Dolce and Saints' Days
Sat 12 May 2007 16:03
We've been incredibly lucky with the weather for the past week, which has allowed us to spend a wonderful few days in the Aeolian Islands north of Sicily which are notorious for strong winds. In fact, they're named after Aeolius, the Greek God of wind. Apart from brilliantly clear water which attracts a very upmarket crowd in summer, the Aeolians are famous for wonderful strata of artifacts from Neolithic to Roman times and delicious food, particularly seafood and sweets. There are gorgeous gelati and granite, but best of all are the cannoli, a kind of crisp pancake filled with ricotta cheese and liqueur. Luckily for us the latest Gourmet Traveller did a feature on the Aeolians, so we spent many hours tracking down little bars and pasticcerias. Unluckily for our waistlines, we found almost all of them.

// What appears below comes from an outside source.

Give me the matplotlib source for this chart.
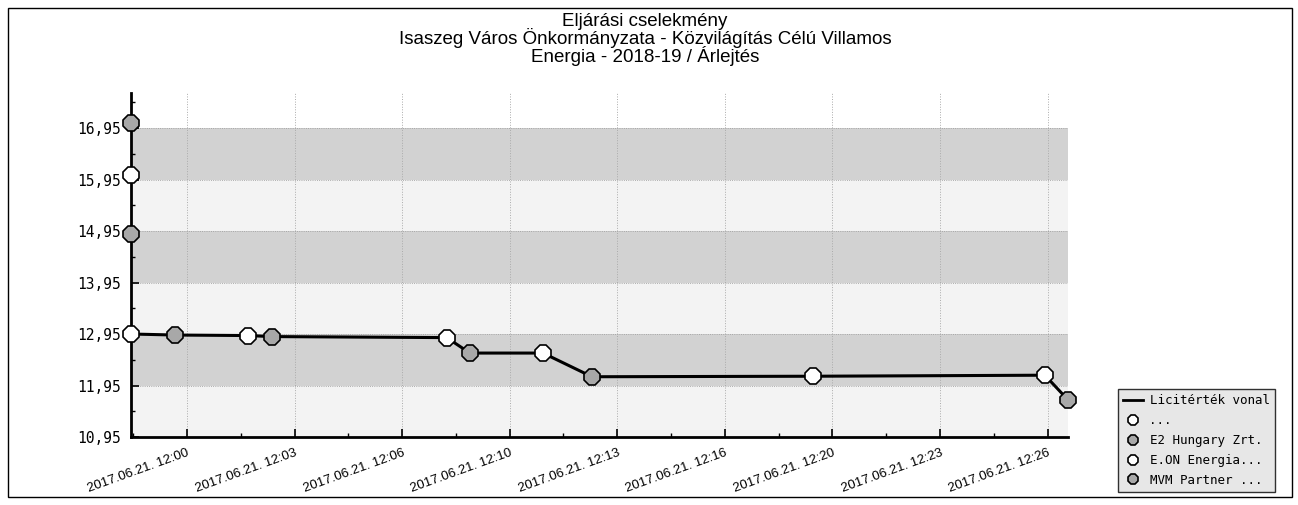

We also had a hearty fill of culture at the museum on the island of Lipari which has the best collection of ancient Greek theatrical masks in the world. We explored several of the archaeolgical sites and discovered that the reason everything is so well preserved is that they were covered up with volcanic ash, and therefore not plundered. We spent many hours watching the locals from little bars--it is too early in the season for tourists, thank God. A highlight was a large rottweiler on a Vespa.
Many of the islands' people emigrated to Australia, so we kept on meeting Australian Italians who gave us the rundown on the local political scene. you would have thought you were in Carlton or Leichardt. After a couple of days anchored off Lipari, we went to Salina where that wonderful movie, Il Postino was filmed. It was fun watching the dvd again in the actual location. Next day we moved on to the island of Panarea, where the seriously rich go in season. From there we had a stunning view of Stromboli belching out steam. Unfortunately there was no lava to be seen.
We were sorry to leave the Aeolians, but with a good weather forecast thought it would be wise to tackle the 11 hour trip to the mainland. There was no wind at all on our crossing, which was a bit disappointing, but made entry into the little marina at Maratea very easy. We were thrilled to discover that we were in the area for the main festival of the year. Since the old town is up a steep mountain road about 6 kilometres away we've hired a car for a few days so that we can experience the festival and explore the local area which is like an Amalfi Coast with no tourists. There is no English spoken and the local people are extraordinarily friendly. This morning we got up early to join the locals in all their finery and to follow a procession of local dignataries carrying the statue of Saint Biagno through the streets of the old town. The different branches of the police, including the finance police, are all in splendid uniforms. Naturally there was a wonderful band accompanying the proceedings. We even attended the Mass in the packed church. We'd already met the priest on a 'reccky' we had made the previous day. As the statue was carried through the streets old ladies and little girls up on balconies threw down rose petals. The scent was gorgeous. The wildflowers are everywhere, so we've taken to carrying scissors with us so we can collect them.
Tonight the band is giving a concert of opera favorites which begins in the bandstand at 9 o'clock. The whole town is blocked off to cars.
Our neighbours from Melboune, Ray and Helen, are with us and we have all fallen in love with this area of southern Italy that barely rates a mention in the Guide books.It is wonderfully picturesque, inexpensive, and totally civilised. We imagine it would be extemely busy with Italians on holiday in the height of summer, but out of season it is divine.